Pour 99 % des personnes, y compris pour des musiciens professionnels, il serait impossible de distinguer un Stradivarius d’un Guarneri ou d’un Amati. J’ai le regret de dire qu’ils ont la même sonorité (excellente). Le secret des Stradivarius est donc une légende.
La question est : pourquoi ?
Au moins deux raisons me viennent à l’esprit :
Les Stradivarius sont des objets de luxe qui atteignent des prix astronomiques les rares fois où ils sont mis à prix dans le cadre d’une enchère. Plus de 15 millions de dollars ont été payés pour un seul instrument.
L’omelette aux pommes de terre est un plat délicieux relativement bon marché puisqu’il est préparé avec des ingrédients banals tels que la pomme de terre, des œufs et de l’huile. Une omelette est dégustée à la maison ou en tapas au comptoir d’un café. Mettez-vous maintenant dans la situation suivante : Supposez que nous vivons dans un monde où la pomme de terre est un tubercule qui se cultive uniquement dans des régions bien précises des hauts plateaux andins en employant des méthodes traditionnelles Aymaras et que la production mondiale totale ne dépasse pas quelques tonnes par an. Selon les lois du marché, la pomme de terre serait alors un bien de luxe, au même titre que le caviar ou les truffes.
Dans ce monde supposé (horrible), l’omelette aux pommes de terre serait un plat mythique servi sur les meilleures tables du monde, en petite quantité et orné de tout l’apparat propre à un restaurant de réputation mondiale. Les clients fortunés qui pourraient se le permettre paieraient une somme astronomique pour une bouchée de ce mets ; ils ne pourraient s’empêcher en le savourant de penser au rapport coût/satisfaction que leur procure sa dégustation. Manger de l’omelette serait devenu un signe extérieur de richesse, comme conduire une voiture d’une marque prestigieuse ou vivre dans un quartier chic de la ville.
Mais c’est qu’en plus elle est délicieuse ! Comment une chose aussi succulente ne va-t-elle pas être chère ?
Si vous achetez un Stradivarius, vous avez bien plus qu’un simple instrument de musique. Comment un violon mis à prix à 16 millions de dollars ne va pas être exceptionnel ? Son nom alimente une légende de sons uniques. Il y a une prédisposition à percevoir des nuances magiques dans son timbre.
La deuxième raison est évidente. Les riches propriétaires des Stradivarius prêtent généralement leurs instruments aux plus grands virtuoses du monde. Cette tâche de mécénat, en plus d’être bien vue, a sa raison d’être : nous avons déjà expliqué qu’un instrument doit être joué pour conserver sa sonorité (et sa valeur).
Les Stradivarius ont une bonne sonorité parce qu’ils sont joués par les meilleurs instrumentistes. C’est aussi simple que ça.
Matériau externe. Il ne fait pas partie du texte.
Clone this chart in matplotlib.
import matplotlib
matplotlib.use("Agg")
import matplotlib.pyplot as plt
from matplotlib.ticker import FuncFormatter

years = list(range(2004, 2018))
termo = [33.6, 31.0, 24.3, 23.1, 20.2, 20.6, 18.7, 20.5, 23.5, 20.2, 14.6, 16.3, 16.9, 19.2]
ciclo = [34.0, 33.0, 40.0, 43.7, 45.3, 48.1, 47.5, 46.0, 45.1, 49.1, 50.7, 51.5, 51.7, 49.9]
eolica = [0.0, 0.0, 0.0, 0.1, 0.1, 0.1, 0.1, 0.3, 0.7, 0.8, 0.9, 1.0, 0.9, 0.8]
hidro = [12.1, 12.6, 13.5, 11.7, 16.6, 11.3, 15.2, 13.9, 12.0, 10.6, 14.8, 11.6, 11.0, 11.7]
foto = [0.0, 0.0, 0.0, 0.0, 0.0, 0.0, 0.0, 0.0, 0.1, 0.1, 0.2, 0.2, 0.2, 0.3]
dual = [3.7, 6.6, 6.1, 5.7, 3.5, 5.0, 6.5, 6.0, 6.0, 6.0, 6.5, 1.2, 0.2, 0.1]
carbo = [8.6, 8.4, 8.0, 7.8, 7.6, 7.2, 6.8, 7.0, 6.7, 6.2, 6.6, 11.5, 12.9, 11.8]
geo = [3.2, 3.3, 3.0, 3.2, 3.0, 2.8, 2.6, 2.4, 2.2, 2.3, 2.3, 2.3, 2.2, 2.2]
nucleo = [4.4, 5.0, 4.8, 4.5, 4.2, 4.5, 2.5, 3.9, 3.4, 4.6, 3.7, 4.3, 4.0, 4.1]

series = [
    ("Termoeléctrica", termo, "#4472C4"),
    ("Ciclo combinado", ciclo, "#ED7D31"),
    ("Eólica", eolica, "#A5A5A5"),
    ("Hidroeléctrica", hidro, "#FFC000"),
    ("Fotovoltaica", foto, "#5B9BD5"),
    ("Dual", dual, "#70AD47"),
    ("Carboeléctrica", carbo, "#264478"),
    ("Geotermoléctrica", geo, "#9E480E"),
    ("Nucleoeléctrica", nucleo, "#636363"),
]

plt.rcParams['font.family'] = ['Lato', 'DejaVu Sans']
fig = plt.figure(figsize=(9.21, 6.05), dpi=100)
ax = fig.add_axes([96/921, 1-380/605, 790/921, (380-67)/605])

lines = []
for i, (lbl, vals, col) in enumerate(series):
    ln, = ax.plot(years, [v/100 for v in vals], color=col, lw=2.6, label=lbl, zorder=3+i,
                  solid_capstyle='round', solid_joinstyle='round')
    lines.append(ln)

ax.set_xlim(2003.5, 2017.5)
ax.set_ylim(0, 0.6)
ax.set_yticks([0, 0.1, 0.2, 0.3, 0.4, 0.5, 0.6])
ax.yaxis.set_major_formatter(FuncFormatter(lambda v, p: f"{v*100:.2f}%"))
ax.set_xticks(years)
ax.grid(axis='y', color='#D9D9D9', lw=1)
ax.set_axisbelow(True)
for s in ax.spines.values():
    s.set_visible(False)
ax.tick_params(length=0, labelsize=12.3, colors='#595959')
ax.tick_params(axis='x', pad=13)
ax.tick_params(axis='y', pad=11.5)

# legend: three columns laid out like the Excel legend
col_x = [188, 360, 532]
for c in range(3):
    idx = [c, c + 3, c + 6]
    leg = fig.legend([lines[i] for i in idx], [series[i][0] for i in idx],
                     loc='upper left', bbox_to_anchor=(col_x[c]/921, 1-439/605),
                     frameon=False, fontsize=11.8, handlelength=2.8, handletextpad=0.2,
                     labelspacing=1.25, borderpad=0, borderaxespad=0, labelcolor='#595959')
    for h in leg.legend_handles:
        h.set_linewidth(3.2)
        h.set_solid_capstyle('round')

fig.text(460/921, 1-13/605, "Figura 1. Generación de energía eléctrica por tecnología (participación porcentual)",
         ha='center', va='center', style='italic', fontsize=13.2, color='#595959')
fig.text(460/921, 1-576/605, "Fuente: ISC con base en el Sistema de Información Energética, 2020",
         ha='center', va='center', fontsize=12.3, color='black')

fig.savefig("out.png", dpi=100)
Je vous propose une chose, écoutez cette interprétation :
Ce que vous venez d’écouter est l’alliance quasi magique de trois noms :
Le premier est John Williams, compositeur de la musique. C’est la personne vivante ayant été nominée le plus de fois aux Oscars : 45 fois.
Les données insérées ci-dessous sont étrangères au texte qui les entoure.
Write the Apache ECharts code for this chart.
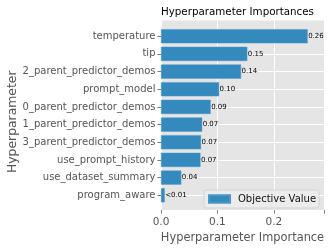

Le second, c’est Itzhak Perlman, l’interprète. Un des meilleurs violonistes au monde.
Le troisième s’appelle Soil ; c’est un violon fabriqué en 1714, un des meilleurs Stradivarius connus, ayant autrefois appartenu à Yehudi Menuhin.
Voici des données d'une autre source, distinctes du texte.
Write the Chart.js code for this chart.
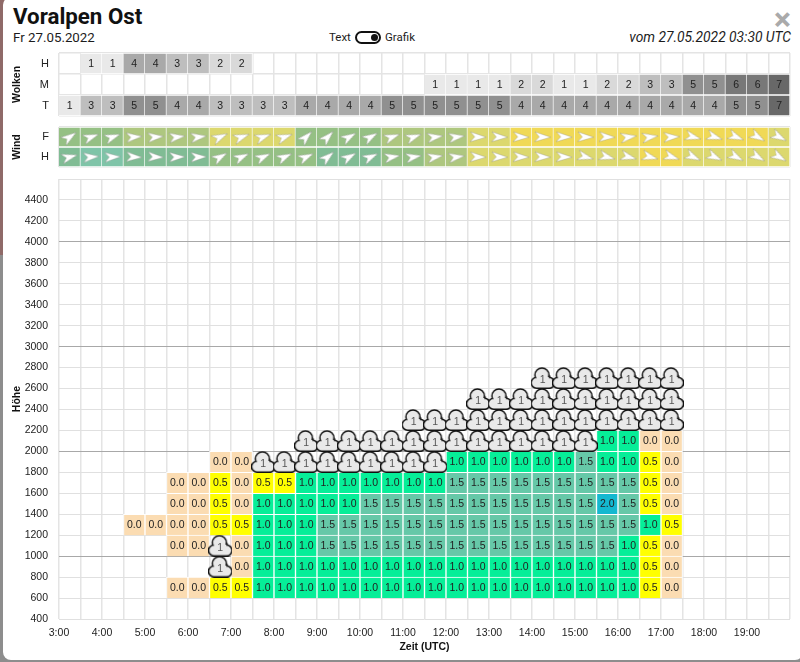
<!DOCTYPE html>
<html>
<head>
<meta charset="utf-8">
<title>Voralpen Ost</title>
<script src="https://cdn.jsdelivr.net/npm/chart.js@4/dist/chart.umd.min.js"></script>
<style>
    html, body { margin: 0; padding: 0; width: 800px; height: 662px; overflow: hidden; }
    body { background: linear-gradient(#8f6a68 0, #8f6a68 255px, #8d8d8d 255px, #8d8d8d 662px); }
    #modal { position: absolute; left: 3px; top: -3px; width: 800px; height: 663px; background: #fff; border-radius: 8px; }
    canvas { position: absolute; left: 0; }
    .txt { position: absolute; font-family: Roboto, sans-serif; color: #1c1c1c; white-space: nowrap; }
    #title { left: 13px; top: 3px; font-size: 22.3px; font-weight: 700; line-height: 26px; color: #111; }
    #date { left: 13px; top: 30px; font-size: 13.3px; line-height: 15px; }
    #run { right: 9px; top: 30px; font-size: 13.8px; line-height: 15px; font-style: italic; }
    #close { left: 774px; top: 4px; font-size: 32px; line-height: 30px; font-weight: 700; color: #aaa; }
    #toggleText { left: 329px; top: 30px; font-size: 11.5px; line-height: 15px; }
    #toggleGrafik { left: 385px; top: 30px; font-size: 11.5px; line-height: 15px; }
    #toggle { position: absolute; left: 355px; top: 31px; width: 22px; height: 9px; border: 2px solid #111; border-radius: 7px; background: #fff; }
    #toggle i { position: absolute; right: 1px; top: 1px; width: 7px; height: 7px; border-radius: 50%; background: #111; }
</style>
</head>
<body>
<div id="modal"></div>
<div class="txt" id="title">Voralpen Ost</div>
<div class="txt" id="date">Fr 27.05.2022</div>
<div class="txt" id="toggleText">Text</div>
<div id="toggle"><i></i></div>
<div class="txt" id="toggleGrafik">Grafik</div>
<div class="txt" id="run">vom 27.05.2022 03:30 UTC</div>
<div class="txt" id="close">×</div>

<canvas id="clouds" width="800" height="75" style="top:45px"></canvas>
<canvas id="wind" width="800" height="50" style="top:122px"></canvas>
<canvas id="main" width="800" height="492" style="top:170px"></canvas>

<script>
    const _ = null;
    const W = "cloud";

    // start of every half hour slot
    const slotStart = [3, 3.5, 4, 4.5, 5, 5.5, 6, 6.5, 7, 7.5, 8, 8.5, 9, 9.5, 10, 10.5, 11, 11.5,
        12, 12.5, 13, 13.5, 14, 14.5, 15, 15.5, 16, 16.5, 17, 17.5, 18, 18.5, 19, 19.5];

    // Wolken
    const cloudRowLabels = ["H", "M", "T"];
    const cloudsHigh = [_, 1, 1, 4, 4, 3, 3, 2, 2];
    const cloudsMid = [_, _, _, _, _, _, _, _, _, _, _, _, _, _, _, _, _,
        1, 1, 1, 1, 2, 2, 1, 1, 2, 2, 3, 3, 5, 5, 6, 6, 7];
    const cloudsLow = [1, 3, 3, 5, 5, 4, 4, 3, 3, 3, 3, 4, 4, 4, 4, 5, 5,
        5, 5, 5, 5, 4, 4, 4, 4, 4, 4, 4, 4, 4, 4, 5, 5, 7];
    const cloudGreys = ["", "#e9e9e9", "#d9d9d9", "#bebebe", "#a9a9a9", "#909090", "#787878", "#686868"];

    // Wind: direction as screen rotation (deg), strength as class 1-6
    const windRowLabels = ["F", "H"];
    const windFAngle = [-35, -20, -20, -5, -5, -7, -7, -25, -20, -20, -20, -45, -45, -30, -30, -20, -20,
        -8, -8, 2, 2, 2, 2, 2, 2, 3, -8, -8, -3, 15, 18, 22, 30, 28];
    const windHAngle = [-15, -5, -3, 3, 3, -2, -2, -30, -25, -25, -25, -25, -40, -30, -25, -10, -10,
        -10, -8, 2, 2, 2, 2, 2, 15, 15, 15, 15, 18, 25, 25, 28, 30, 30];
    const windFClass = [3, 3, 3, 4, 4, 4, 4, 5, 5, 5, 5, 3, 3, 3, 3, 4, 4,
        4, 4, 5, 5, 6, 6, 6, 6, 6, 6, 6, 6, 6, 6, 6, 6, 5];
    const windHClass = [2, 1, 1, 2, 2, 2, 2, 3, 3, 3, 3, 3, 2, 2, 2, 3, 3,
        4, 4, 5, 5, 5, 5, 5, 5, 5, 5, 6, 6, 5, 5, 5, 5, 5];
    const windColors = ["", "#7fc4a8", "#80bc94", "#95c084", "#aec77f", "#dcd86e", "#f0d956"];

    // Thermik: one list per height band, W = cloud base reached
    const bandFloors = [600, 800, 1000, 1200, 1400, 1600, 1800, 2000, 2200, 2400, 2600];
    const band600 = [_, _, _, _, _, 0, 0, .5, .5, 1, 1, 1, 1, 1, 1, 1, 1, 1, 1, 1, 1, 1, 1, 1, 1, 1, 1, .5, 0];
    const band800 = [_, _, _, _, _, _, _, W, 0, 1, 1, 1, 1, 1, 1, 1, 1, 1, 1, 1, 1, 1, 1, 1, 1, 1, 1, .5, 0];
    const band1000 = [_, _, _, _, _, 0, 0, W, 0, 1, 1, 1, 1.5, 1.5, 1.5, 1.5, 1.5, 1.5, 1.5, 1.5, 1.5, 1.5, 1.5, 1.5, 1.5, 1.5, 1, .5, 0];
    const band1200 = [_, _, _, 0, 0, 0, 0, .5, .5, 1, 1, 1, 1.5, 1.5, 1.5, 1.5, 1.5, 1.5, 1.5, 1.5, 1.5, 1.5, 1.5, 1.5, 1.5, 1.5, 1.5, 1, .5];
    const band1400 = [_, _, _, _, _, 0, 0, .5, 0, 1, 1, 1, 1, 1, 1.5, 1.5, 1.5, 1.5, 1.5, 1.5, 1.5, 1.5, 1.5, 1.5, 1.5, 2, 1.5, .5, 0];
    const band1600 = [_, _, _, _, _, 0, 0, .5, 0, .5, .5, 1, 1, 1, 1, 1, 1, 1, 1.5, 1.5, 1.5, 1.5, 1.5, 1.5, 1.5, 1.5, 1.5, .5, 0];
    const band1800 = [_, _, _, _, _, _, _, 0, 0, W, W, W, W, W, W, W, W, W, 1, 1, 1, 1, 1, 1, 1.5, 1, 1, .5, 0];
    const band2000 = [_, _, _, _, _, _, _, _, _, _, _, W, W, W, W, W, W, W, W, W, W, W, W, W, W, 1, 1, 0, 0];
    const band2200 = [_, _, _, _, _, _, _, _, _, _, _, _, _, _, _, _, W, W, W, W, W, W, W, W, W, W, W, W, W];
    const band2400 = [_, _, _, _, _, _, _, _, _, _, _, _, _, _, _, _, _, _, _, W, W, W, W, W, W, W, W, W, W];
    const band2600 = [_, _, _, _, _, _, _, _, _, _, _, _, _, _, _, _, _, _, _, _, _, _, W, W, W, W, W, W, W];
    const bands = [band600, band800, band1000, band1200, band1400, band1600, band1800, band2000, band2200, band2400, band2600];
    const cloudBaseValue = 1;

    function thermikColor(v) {
        if (v === 0) return "#fbdcb2";
        if (v === .5) return "#ffff00";
        if (v === 1) return "#06ee98";
        if (v === 1.5) return "#66c8a8";
        return "#14b8d0";
    }

    // small pictures used as point styles
    function arrowImage() {
        const c = document.createElement("canvas");
        c.width = 20; c.height = 20;
        const g = c.getContext("2d");
        g.beginPath();
        g.moveTo(18, 10);
        g.lineTo(2, 5);
        g.lineTo(6.5, 10);
        g.lineTo(2, 15);
        g.closePath();
        g.fillStyle = "#fff";
        g.strokeStyle = "rgba(120,120,120,.45)";
        g.lineWidth = .7;
        g.fill();
        g.stroke();
        return c;
    }

    function cloudImage() {
        const c = document.createElement("canvas");
        c.width = 24; c.height = 22;
        const g = c.getContext("2d");
        const outline = () => {
            g.beginPath();
            g.arc(5.8, 15.8, 4.7, 0, Math.PI * 2);
            g.moveTo(23, 15.8);
            g.arc(18.2, 15.8, 4.8, 0, Math.PI * 2);
            g.moveTo(17.5, 8);
            g.arc(11.2, 8, 6.3, 0, Math.PI * 2);
            g.rect(5.8, 10, 12.4, 10.5);
        };
        g.strokeStyle = "#111";
        g.lineWidth = 3;
        outline();
        g.stroke();
        g.fillStyle = "#e9e9e9";
        outline();
        g.fill("nonzero");
        return c;
    }

    // writes the number of each cell on top of the marks
    const cellLabels = {
        id: "cellLabels",
        afterDatasetsDraw(chart) {
            const g = chart.ctx;
            g.save();
            g.textAlign = "center";
            g.textBaseline = "middle";
            chart.data.datasets.forEach((ds, i) => {
                if (!ds.showValues) return;
                chart.getDatasetMeta(i).data.forEach((el, k) => {
                    const raw = ds.data[k];
                    const p = el.getCenterPoint ? el.getCenterPoint() : el;
                    g.font = "10.5px Helvetica, Arial, sans-serif";
                    g.fillStyle = raw.isCloud ? "#555" : "#222";
                    g.fillText(raw.label, p.x, p.y + (raw.isCloud ? 2 : .5));
                });
            });
            g.restore();
        }
    };

    const GRID = "#e4e4e4";

    function axisTitle(text, pad) {
        return { display: true, text, color: "#111", font: { size: 10.5, weight: "bold" }, padding: { top: pad, bottom: pad } };
    }

    // keeps every panel on the same fixed plot box
    function fixBox(size) {
        return s => {
            if (s.isHorizontal()) s.height = size; else s.width = size;
            s.paddingLeft = s.paddingRight = s.paddingTop = s.paddingBottom = 0;
        };
    }

    // hidden time axis of the two upper panels
    const hiddenTime = {
        type: "linear", min: 3, max: 20, display: true, offset: false,
        afterFit: fixBox(0),
        ticks: { display: false, stepSize: .5 },
        border: { display: false },
        grid: { color: GRID, lineWidth: 1.5, drawTicks: false, offset: false }
    };

    function rowAxis(labels, title) {
        return {
            type: "category", labels, offset: true,
            afterFit: fixBox(59),
            title: axisTitle(title, 11),
            border: { display: false },
            ticks: { color: "#222", font: { size: 11 }, padding: 10 },
            grid: { offset: true, color: GRID, lineWidth: 1.5, drawTicks: false }
        };
    }

    function rowBars(rowLabel, values, color, label) {
        const data = [];
        values.forEach((v, i) => {
            if (v === null) return;
            data.push({ x: [slotStart[i], slotStart[i] + .5], y: rowLabel, label: label ? String(v) : "", v });
        });
        return {
            type: "bar", indexAxis: "y", grouped: false, data, showValues: !!label,
            backgroundColor: c => c.raw ? color(c.raw.v) : "transparent",
            borderColor: "#fff", borderWidth: 1, barPercentage: 1, categoryPercentage: 1
        };
    }

    const baseOptions = {
        responsive: false,
        animation: false,
        events: [],
        plugins: { legend: { display: false }, tooltip: { enabled: false } }
    };

    new Chart(document.getElementById("clouds"), {
        type: "bar",
        data: {
            datasets: [
                rowBars("H", cloudsHigh, v => cloudGreys[v], true),
                rowBars("M", cloudsMid, v => cloudGreys[v], true),
                rowBars("T", cloudsLow, v => cloudGreys[v], true)
            ]
        },
        plugins: [cellLabels],
        options: {
            ...baseOptions,
            layout: { padding: { top: 8, right: 10, bottom: 4, left: 0 } },
            scales: { x: hiddenTime, y: rowAxis(cloudRowLabels, "Wolken") }
        }
    });

    function windArrows(rowLabel, angles) {
        return {
            type: "scatter", order: -1,
            data: angles.map((a, i) => ({ x: slotStart[i] + .25, y: rowLabel })),
            pointStyle: arrowImage(),
            pointRotation: angles,
            rotation: angles
        };
    }

    new Chart(document.getElementById("wind"), {
        type: "bar",
        data: {
            datasets: [
                windArrows("F", windFAngle),
                windArrows("H", windHAngle),
                rowBars("F", windFClass, v => windColors[v], false),
                rowBars("H", windHClass, v => windColors[v], false)
            ]
        },
        options: {
            ...baseOptions,
            layout: { padding: { top: 5, right: 10, bottom: 4, left: 0 } },
            scales: { x: hiddenTime, y: rowAxis(windRowLabels, "Wind") }
        }
    });

    // Thermik: floating bars on the height axis, clouds as points above them
    const thermikSets = bandFloors.map((floor, b) => ({
        type: "bar", grouped: false, showValues: true,
        data: bands[b].map((v, i) => (v === null || v === W) ? null :
            { x: slotStart[i] + .25, y: [floor, floor + 200], label: v.toFixed(1), v }).filter(Boolean),
        backgroundColor: c => c.raw ? thermikColor(c.raw.v) : "transparent",
        borderColor: "#fff", borderWidth: 1, barPercentage: 1, categoryPercentage: 1
    }));

    const cloudPoints = [];
    bandFloors.forEach((floor, b) => bands[b].forEach((v, i) => {
        if (v === W) cloudPoints.push({ x: slotStart[i] + .25, y: floor + 100, label: String(cloudBaseValue), isCloud: true });
    }));

    new Chart(document.getElementById("main"), {
        type: "bar",
        data: {
            datasets: [{
                type: "scatter", order: -1, showValues: true,
                data: cloudPoints,
                pointStyle: cloudImage()
            }, ...thermikSets]
        },
        plugins: [cellLabels],
        options: {
            ...baseOptions,
            layout: { padding: { top: 9, right: 10, bottom: 0, left: 0 } },
            scales: {
                x: {
                    type: "linear", min: 3, max: 20, offset: false,
                    afterFit: fixBox(43),
                    title: axisTitle("Zeit (UTC)", 9),
                    border: { display: false },
                    grid: { color: GRID, lineWidth: 1.5, drawTicks: false, offset: false },
                    ticks: {
                        stepSize: .5, autoSkip: false, maxRotation: 0, color: "#222", padding: 8,
                        font: { size: 10.5 },
                        callback: v => (Number.isInteger(v) && v < 20) ? `${v}:00` : ""
                    }
                },
                y: {
                    type: "linear", min: 400, max: 4600,
                    afterFit: fixBox(59),
                    title: axisTitle("Höhe", 11),
                    border: { display: false },
                    grid: {
                        drawTicks: false,
                        color: c => c.tick.value % 1000 === 0 ? "#a8a8a8" : "#e0e0e0",
                        lineWidth: 1
                    },
                    ticks: {
                        stepSize: 200, autoSkip: false, color: "#222", padding: 11,
                        font: { size: 10.5 },
                        callback: v => v < 4600 ? String(v) : ""
                    }
                }
            }
        }
    });
</script>
</body>
</html>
Croyez-moi, je les ai cités par ordre d’importance : sans Williams, cette musique n’existerait pas et ce sont les doigts de Perlman qui parviennent à transmettre autant d’émotion. Il pourrait jouer avec un violon de 60 000 $ et continuerait à émouvoir. Soil est la pièce unique indispensable de ce puzzle.
Au fait, pour les amateurs de chasse au trésor : Lamoureux, Ames, Hercules, Davidov, Colossus, Lipinski et Oistrakh sont les noms de plusieurs violons Stradivarius qui ont été volés et qui n’ont toujours pas été retrouvés.